• Your goal
Return the lines where the word "with" occurs.

/---

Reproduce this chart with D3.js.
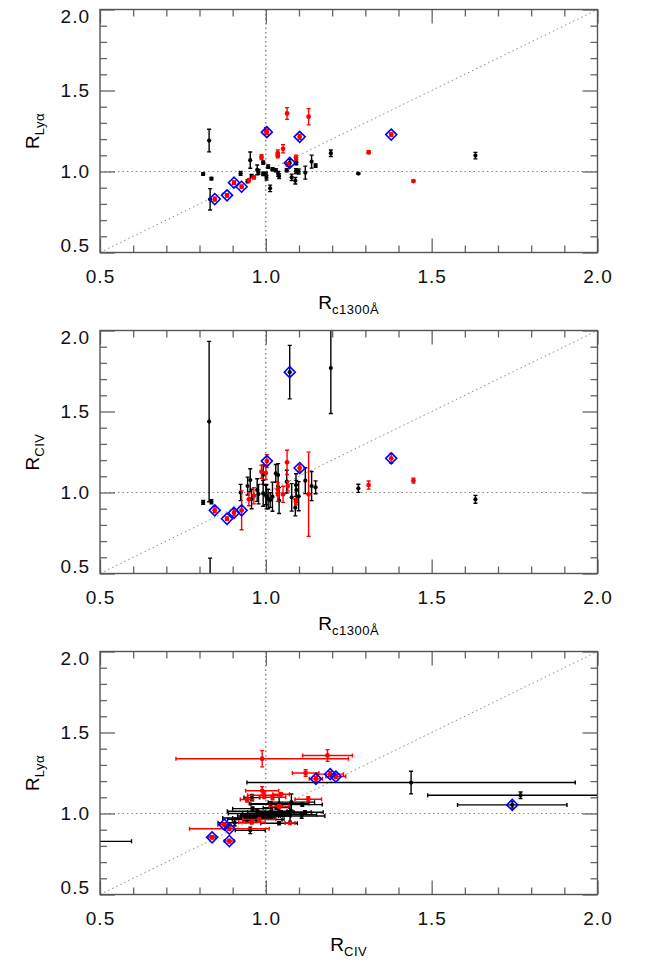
<!DOCTYPE html>
<html>
<head>
<meta charset="utf-8">
<script src="https://cdn.jsdelivr.net/npm/d3@7"></script>
<style>
  body { margin: 0; background: #fff; }
  svg { display: block; font-family: "Liberation Sans", Arial, sans-serif; }
</style>
</head>
<body>
<div id="chart"></div>
<script>
// ===== data : one entry per object, shared by all three panels
var rcVals  = [0.829,0.811,0.836,0.832,0.924,0.953,0.957,0.945,0.974,0.978,0.992,0.992,1.000,1.002,1.007,1.020,1.030,1.013,1.037,1.040,1.063,1.072,1.078,1.089,1.091,1.099,1.092,1.119,1.138,1.150,1.196,1.279,1.632,
               1.064,1.129,1.052,1.036,1.036,0.987,1.091,0.964,0.949,1.310,1.445,1.000,1.066,
               0.846,0.883,0.904,0.927,1.003,1.102,1.378];
var lyaVals = [1.191,0.985,0.956,0.828,0.989,1.070,0.972,0.940,1.010,0.997,1.055,0.985,0.985,0.962,1.030,1.014,1.008,0.896,0.985,0.972,1.008,1.053,0.964,0.943,1.003,1.000,1.057,0.993,1.061,1.036,1.113,0.987,1.098,
               1.358,1.338,1.140,1.113,1.100,1.088,1.086,0.964,0.946,1.119,0.941,1.250,1.044,
               0.830,0.853,0.931,0.906,1.243,1.214,1.228];
var lyaErrs = [0.070,0.008,0.008,0.066,0.012,0.050,0.010,0.010,0.030,0.015,0.010,0.010,0.010,0.015,0.010,0.010,0.010,0.020,0.015,0.015,0.010,0.020,0.020,0.020,0.015,0.015,0.015,0.040,0.040,0.010,0.020,0.005,0.020,
               0.036,0.050,0.025,0.020,0.015,0.015,0.015,0.010,0.010,0.010,0.005,0.020,0.010,
               0.012,0.010,0.010,0.010,0.015,0.015,0.010];
var civVals = [1.438,0.939,0.943,0.200,1.000,1.077,0.960,1.040,1.015,0.990,1.110,0.995,0.984,0.974,0.960,0.974,1.118,0.953,1.108,0.950,1.067,1.743,0.970,0.906,1.046,0.977,1.015,1.073,1.040,1.032,1.768,1.026,0.958,
               1.186,0.989,0.989,0.995,1.020,1.128,0.943,0.980,0.958,1.046,1.073,1.120,1.040,
               0.890,0.838,0.875,0.890,1.194,1.151,1.211];
var civErrs = [0.495,0.012,0.012,0.395,0.050,0.070,0.060,0.055,0.070,0.060,0.060,0.080,0.060,0.075,0.060,0.090,0.055,0.045,0.070,0.080,0.070,0.165,0.085,0.050,0.070,0.090,0.060,0.080,0.090,0.040,0.280,0.025,0.024,
               0.075,0.260,0.050,0.050,0.040,0.040,0.020,0.050,0.040,0.025,0.015,0.040,0.030,
               0.015,0.010,0.020,0.120,0.040,0.020,0.030];
// "k" = black sample, "r" = red sample
var groups  = d3.range(33).map(function() { return "k"; })
               .concat(d3.range(20).map(function() { return "r"; }));
// objects circled with a blue diamond
var flagged = [21, 46, 47, 48, 49, 50, 51, 52];

var majorTicks = [0.5, 1.0, 1.5, 2.0];
var minorTicks = d3.range(6, 20).map(function(v) { return v / 10; }).filter(function(v) { return v % 0.5 !== 0; });

var rows = rcVals.map(function(d, i) {
    return { rc: d, lya: lyaVals[i], lyaErr: lyaErrs[i], civ: civVals[i], civErr: civErrs[i],
             grp: groups[i], flag: flagged.indexOf(i) >= 0 };
});

// ===== layout
var svgWidth = 664, svgHeight = 973;
var plotLeft = 100, plotWidth = 497.5, plotHeight = 243;
var panelTops = [9.5, 330.5, 651.5];

var svg = d3.select("#chart").append("svg")
    .attr("width", svgWidth)
    .attr("height", svgHeight);

var panels = [
    { xKey: "rc",  yKey: "lya", xErr: null,     yErr: "lyaErr", xSub: "c1300Å", ySub: "Lyα" },
    { xKey: "rc",  yKey: "civ", xErr: null,     yErr: "civErr", xSub: "c1300Å", ySub: "CIV" },
    { xKey: "civ", yKey: "lya", xErr: "civErr", yErr: "lyaErr", xSub: "CIV",    ySub: "Lyα" }
];

panels.forEach(function(p, pi) {
    var top = panelTops[pi];
    var g = svg.append("g").attr("transform", "translate(" + plotLeft + "," + top + ")");

    var x = d3.scaleLinear().domain([0.5, 2.0]).range([0, plotWidth]);
    var y = d3.scaleLinear().domain([0.5, 2.0]).range([plotHeight, 0]);

    var clipId = "clip" + pi;
    g.append("clipPath").attr("id", clipId)
        .append("rect").attr("width", plotWidth).attr("height", plotHeight);

    // ----- reference lines
    var ref = g.append("g").attr("clip-path", "url(#" + clipId + ")")
        .attr("stroke", "#888").attr("stroke-width", 1).attr("stroke-dasharray", "1.5,3");
    ref.append("line").attr("x1", x(1)).attr("x2", x(1)).attr("y1", 0).attr("y2", plotHeight).attr("stroke", "#555");
    ref.append("line").attr("x1", 0).attr("x2", plotWidth).attr("y1", y(1)).attr("y2", y(1));
    ref.append("line").attr("x1", x(0.5)).attr("y1", y(0.5)).attr("x2", x(2)).attr("y2", y(2));

    // ----- data marks
    var marks = g.append("g").attr("clip-path", "url(#" + clipId + ")");
    var ordered = rows.filter(function(d) { return d.grp === "k"; })
        .concat(rows.filter(function(d) { return d.grp === "r"; }));

    var pts = marks.selectAll("g.pt").data(ordered).enter().append("g").attr("class", "pt")
        .attr("stroke", function(d) { return d.grp === "r" ? "#ff0000" : "#000"; })
        .attr("fill", function(d) { return d.grp === "r" ? "#ff0000" : "#000"; })
        .attr("stroke-width", 1.4);

    var cap = 2;
    // vertical error bars
    pts.append("line")
        .attr("x1", function(d) { return x(d[p.xKey]); })
        .attr("x2", function(d) { return x(d[p.xKey]); })
        .attr("y1", function(d) { return y(d[p.yKey] - d[p.yErr]); })
        .attr("y2", function(d) { return y(d[p.yKey] + d[p.yErr]); });
    [-1, 1].forEach(function(s) {
        pts.append("line")
            .attr("x1", function(d) { return x(d[p.xKey]) - cap; })
            .attr("x2", function(d) { return x(d[p.xKey]) + cap; })
            .attr("y1", function(d) { return y(d[p.yKey] + s * d[p.yErr]); })
            .attr("y2", function(d) { return y(d[p.yKey] + s * d[p.yErr]); });
    });
    // horizontal error bars (bottom panel only)
    if (p.xErr) {
        pts.append("line")
            .attr("x1", function(d) { return x(d[p.xKey] - d[p.xErr]); })
            .attr("x2", function(d) { return x(d[p.xKey] + d[p.xErr]); })
            .attr("y1", function(d) { return y(d[p.yKey]); })
            .attr("y2", function(d) { return y(d[p.yKey]); });
        [-1, 1].forEach(function(s) {
            pts.append("line")
                .attr("x1", function(d) { return x(d[p.xKey] + s * d[p.xErr]); })
                .attr("x2", function(d) { return x(d[p.xKey] + s * d[p.xErr]); })
                .attr("y1", function(d) { return y(d[p.yKey]) - cap; })
                .attr("y2", function(d) { return y(d[p.yKey]) + cap; });
        });
    }
    pts.append("circle")
        .attr("cx", function(d) { return x(d[p.xKey]); })
        .attr("cy", function(d) { return y(d[p.yKey]); })
        .attr("r", function(d) { return d.grp === "r" ? 2.4 : 2.1; })
        .attr("stroke", "none");

    // blue diamonds
    var dsz = 5.5;
    marks.selectAll("path.dia").data(rows.filter(function(d) { return d.flag; })).enter()
        .append("path").attr("class", "dia")
        .attr("d", function(d) {
            var cx = x(d[p.xKey]), cy = y(d[p.yKey]);
            return "M" + cx + "," + (cy - dsz) + "L" + (cx + dsz) + "," + cy +
                   "L" + cx + "," + (cy + dsz) + "L" + (cx - dsz) + "," + cy + "Z";
        })
        .attr("fill", "none").attr("stroke", "#0000ff").attr("stroke-width", 1.6);

    // ----- axes (ticks on all four sides, pointing inward)
    function styleAxis(sel) {
        sel.select(".domain").remove();
        sel.selectAll(".tick line").attr("stroke", "#666").attr("stroke-width", 1.3);
        sel.selectAll(".tick text").attr("fill", "#111").style("font-size", "19px")
            .style("letter-spacing", "1px").style("font-family", "'Liberation Sans', Arial, sans-serif");
    }
    var fmt = d3.format(".1f");

    g.append("g").attr("transform", "translate(0," + plotHeight + ")")
        .call(d3.axisBottom(x).tickValues(majorTicks).tickSize(-14).tickPadding(17).tickFormat(fmt))
        .call(styleAxis);
    g.append("g").attr("transform", "translate(0," + plotHeight + ")")
        .call(d3.axisBottom(x).tickValues(minorTicks).tickSize(-7).tickFormat(""))
        .call(styleAxis);
    g.append("g")
        .call(d3.axisTop(x).tickValues(majorTicks).tickSize(-14).tickFormat(""))
        .call(styleAxis);
    g.append("g")
        .call(d3.axisTop(x).tickValues(minorTicks).tickSize(-7).tickFormat(""))
        .call(styleAxis);

    var yAx = g.append("g")
        .call(d3.axisLeft(y).tickValues(majorTicks).tickSize(-15).tickPadding(10).tickFormat(fmt))
        .call(styleAxis);
    // end labels are pulled inside the axis span
    yAx.selectAll(".tick text").attr("y", function(d) {
        if (d === 2.0) return 7;
        if (d === 0.5) return -7;
        return 0;
    });
    g.append("g")
        .call(d3.axisLeft(y).tickValues(minorTicks).tickSize(-7).tickFormat(""))
        .call(styleAxis);
    g.append("g").attr("transform", "translate(" + plotWidth + ",0)")
        .call(d3.axisRight(y).tickValues(majorTicks).tickSize(-15).tickFormat(""))
        .call(styleAxis);
    g.append("g").attr("transform", "translate(" + plotWidth + ",0)")
        .call(d3.axisRight(y).tickValues(minorTicks).tickSize(-7).tickFormat(""))
        .call(styleAxis);

    // frame
    g.append("rect").attr("width", plotWidth).attr("height", plotHeight)
        .attr("fill", "none").attr("stroke", "#555").attr("stroke-width", 1.4);

    // ----- axis titles
    var xt = g.append("text")
        .attr("x", plotWidth / 2).attr("y", plotHeight + 56)
        .attr("text-anchor", "middle").attr("fill", "#000").style("font-size", "19px");
    xt.append("tspan").text("R");
    xt.append("tspan").attr("dy", 5).style("font-size", "13px").style("letter-spacing", "0.5px").text(p.xSub);

    var yt = g.append("text")
        .attr("transform", "translate(-61," + (plotHeight / 2) + ") rotate(-90)")
        .attr("text-anchor", "middle").attr("fill", "#000").style("font-size", "19px");
    yt.append("tspan").text("R");
    yt.append("tspan").attr("dy", 5).style("font-size", "13px").style("letter-spacing", "0.5px").text(p.ySub);
});
</script>
</body>
</html>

\---

• Response to this exercise
Reproduce this chart with D3.js.
// objects circled with a blue diamond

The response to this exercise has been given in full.